The Court will require a parenting plan be submitted to the court for its approval. Florida Statutes dictate that the plan must set forth the following:
1. Describe in adequate detail how the parents will share and be responsible for the daily tasks associated with the upbringing of the child;
2. Include the time-sharing schedule arrangements that specify the time that the minor child will spend with each parent;
3. Designate who will be responsible for:
a. Any and all forms of health care. If the court orders shared parental responsibility over health care decisions, the parenting plan must provide that either parent may consent to mental health treatment for the child.
b. School-related matters, including the address to be used for school-boundary determination and registration.
c. Other activities; and
4. Describe in adequate detail the methods and technologies that the parents will use to communicate with the child.
(c) The court shall determine all matters relating to parenting and time-sharing of each minor child of the parties in accordance with the best interests of the child and in accordance with the Uniform Child Custody Jurisdiction and Enforcement Act, except that modification of a parenting plan and time-sharing schedule requires a showing of a substantial, material, and unanticipated change of circumstances.

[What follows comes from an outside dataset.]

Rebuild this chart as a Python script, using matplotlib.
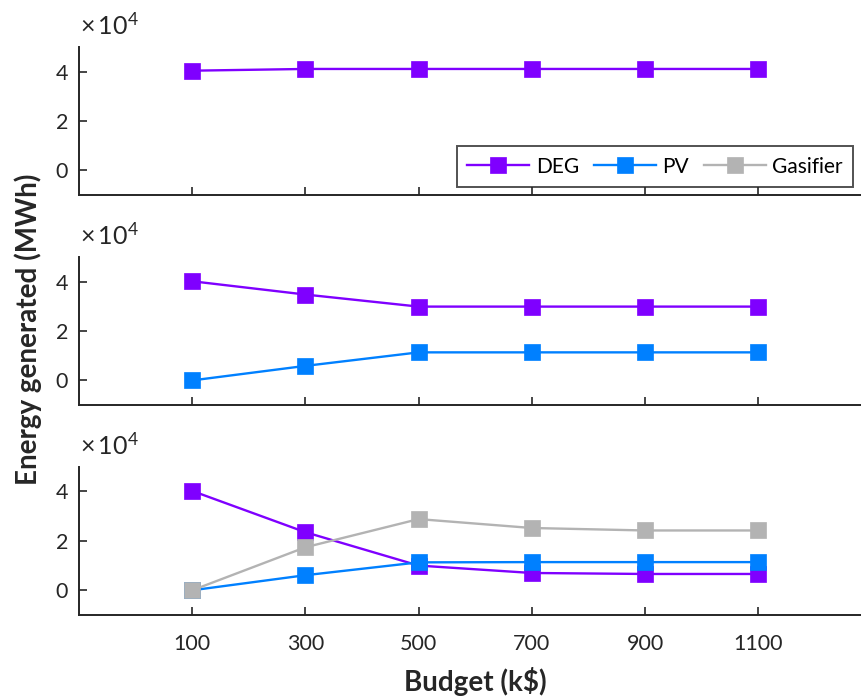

1.It is the public policy of this state that each minor child has frequent and continuing contact with both parents after the parents separate or the marriage of the parties is dissolved and to encourage parents to share the rights and responsibilities, and joys, of childrearing. Except as otherwise provided in this paragraph, there is no presumption for or against the father or mother of the child or for or against any specific time-sharing schedule when creating or modifying the parenting plan of the child.
2. The court shall order that the parental responsibility for a minor child be shared by both parents unless the court finds that shared parental responsibility would be detrimental to the child. The following evidence creates a rebuttable presumption of detriment to the child:
a. A parent has been convicted of a misdemeanor of the first degree or higher involving domestic violence, as defined in s. 741.28 and chapter 775;
b. A parent meets the criteria of s. 39.806(1)(d); or
c. A parent has been convicted of or had adjudication withheld for an offense enumerated in s. 943.0435(1)(h)1.a., and at the time of the offense:
(I) The parent was 18 years of age or older.
(II) The victim was under 18 years of age or the parent believed the victim to be under 18 years of age.